函館視力障害センター居室棟「茶の間プロジェクト」

国立障害者リハビリテーションセンター自立支援局 函館視力障害センターは視覚障害者の自立と社会参加を
支援するため、昭和39年に北日本を主な対象として開設されました。その施設への入所支援として設けられた
居室棟は当初3人部屋で計画されました。近年、入所者の減少から個室として利用されるようになりました。
その中でも2階にある1室は、入所者同士が長年談話室のように利用し、交流を深める場になっていました。
短い期間ではあるがここが皆で生活をし、学び、共に語り合いう場所でもある。そこに気軽にテーブルを囲み、
お茶を飲んだり、勉強もできたり、会話もできる家族には無くてはならない、まさに日本の家族の原点でもある
「茶の間」のような場所を 用意する創立50周年記念事業の一環としてプロジェクト。
感覚が鋭敏な障害者の為、自然素材による調湿性能や空気の浄化作用による室内環境の改善、低温乾燥による
無垢材からのフィトンチッドによる消臭・脱臭効果、抗菌・防虫効果やリラクゼーション効果、また火災時には
有害ガスを出さない避難上の安全性、土に還るという環境負荷の少ない循環性、また自然素材の手触りや感触、
素材の色味の配慮など、時間を掛けじっくりと施設の方々と計画を練ってきました。
茶の間に使った木は、地場の材木屋さんから北海道産の木を直接仕入れ、じっくりと低温乾燥したものを使い
ました。床には浮づくりを施し、目が見えなくても木の持つ本来の素材感や木目などを手や脚触り、香りなど
で味わえるようにしました。また、その加工をセンターのみんなでワークショップを行ないながら施しました。

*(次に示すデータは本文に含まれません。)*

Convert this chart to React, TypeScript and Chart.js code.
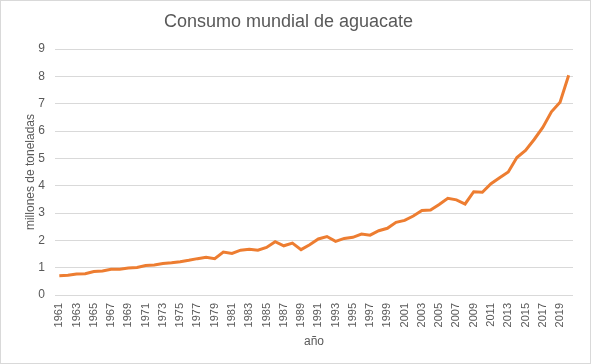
import React, { useEffect, useRef } from "react";
import { Chart, registerables } from "chart.js";

Chart.register(...registerables);

const years: string[] = [];
for (let y = 1961; y <= 2020; y++) years.push(String(y));

const consumo: number[] = [
  0.70, 0.72, 0.77, 0.78, 0.86, 0.88, 0.94, 0.94, 0.99, 1.01,
  1.08, 1.10, 1.15, 1.18, 1.22, 1.27, 1.33, 1.38, 1.33, 1.57,
  1.52, 1.64, 1.67, 1.64, 1.74, 1.95, 1.80, 1.90, 1.66, 1.84,
  2.05, 2.14, 1.96, 2.07, 2.11, 2.23, 2.19, 2.35, 2.44, 2.66,
  2.73, 2.89, 3.09, 3.11, 3.31, 3.54, 3.48, 3.33, 3.78, 3.76,
  4.07, 4.29, 4.50, 5.03, 5.29, 5.69, 6.13, 6.70, 7.05, 8.04,
];

const FONT = "'Liberation Sans', Arial, sans-serif";
const GREY = "#595959";

export default function App() {
  const ref = useRef<HTMLCanvasElement>(null);
  useEffect(() => {
    document.body.style.margin = "0";
    const chart = new Chart(ref.current!, {
      type: "line",
      data: {
        labels: years,
        datasets: [
          {
            label: "Consumo",
            data: consumo,
            borderColor: "#ED7D31",
            backgroundColor: "#ED7D31",
            borderWidth: 3,
            pointRadius: 0,
            tension: 0,
          },
        ],
      },
      options: {
        animation: false,
        responsive: false,
        maintainAspectRatio: false,
        layout: { padding: { left: 0, right: 14, top: 0, bottom: 0 } },
        plugins: {
          legend: { display: false },
          tooltip: { enabled: false },
          title: {
            display: true,
            text: "Consumo mundial de aguacate",
            color: GREY,
            font: { family: FONT, size: 18, weight: "normal" },
            padding: { top: 10, bottom: 16.4 },
          },
        },
        scales: {
          x: {
            offset: true,
            grid: { display: false, drawTicks: false },
            border: { display: false },
            ticks: {
              color: GREY,
              font: { family: FONT, size: 11 },
              autoSkip: false,
              maxRotation: 90,
              minRotation: 90,
              padding: 8,
              callback: function (_v: any, i: number) {
                return i % 2 === 0 ? years[i] : "";
              },
            },
            title: {
              display: true,
              text: "año",
              color: GREY,
              font: { family: FONT, size: 12 },
              padding: { top: 4, bottom: 14 },
            },
            afterFit: (s: any) => {
              s.height = 68;
            },
          },
          y: {
            min: 0,
            max: 9,
            grid: { color: "#d9d9d9", lineWidth: 1, drawTicks: false },
            border: { display: false },
            ticks: {
              stepSize: 1,
              color: GREY,
              font: { family: FONT, size: 12 },
              padding: 10,
            },
            title: {
              display: true,
              text: "millones de toneladas",
              color: GREY,
              font: { family: FONT, size: 12 },
              padding: { top: 22, bottom: 0 },
            },
            afterFit: (s: any) => {
              s.width = 54;
            },
          },
        },
      },
    });
    return () => chart.destroy();
  }, []);
  return (
    <div
      style={{
        position: "fixed",
        left: 0,
        top: 0,
        width: 591,
        height: 364,
        boxSizing: "border-box",
        border: "1px solid #d9d9d9",
        background: "#fff",
      }}
    >
      <canvas ref={ref} width={589} height={362} style={{ display: "block" }} />
    </div>
  );
}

建材も土に還る自然素材を中心に安心できるものを選びました。センターのあんまクラブと見学に訪れた学生
さんの交流会を兼ねたお披露目会では、瀬棚町で自然農法によるお米作りをしている秀明ナチュラルファー
北海道さんよりご提供頂いた無農薬の米ぬかで床磨きをして頂きました。皆が手を掛けることで愛着が生まれ、
次の50年後まで大切に使い続けていただければと心から願っております。この茶の間プロジェクトを主導
てくださった視覚障害センターの稲葉様を始め、様々な人の繋がりとご協力の元で無事に完成することが出来
ました。この場を借りて御礼申し上げます。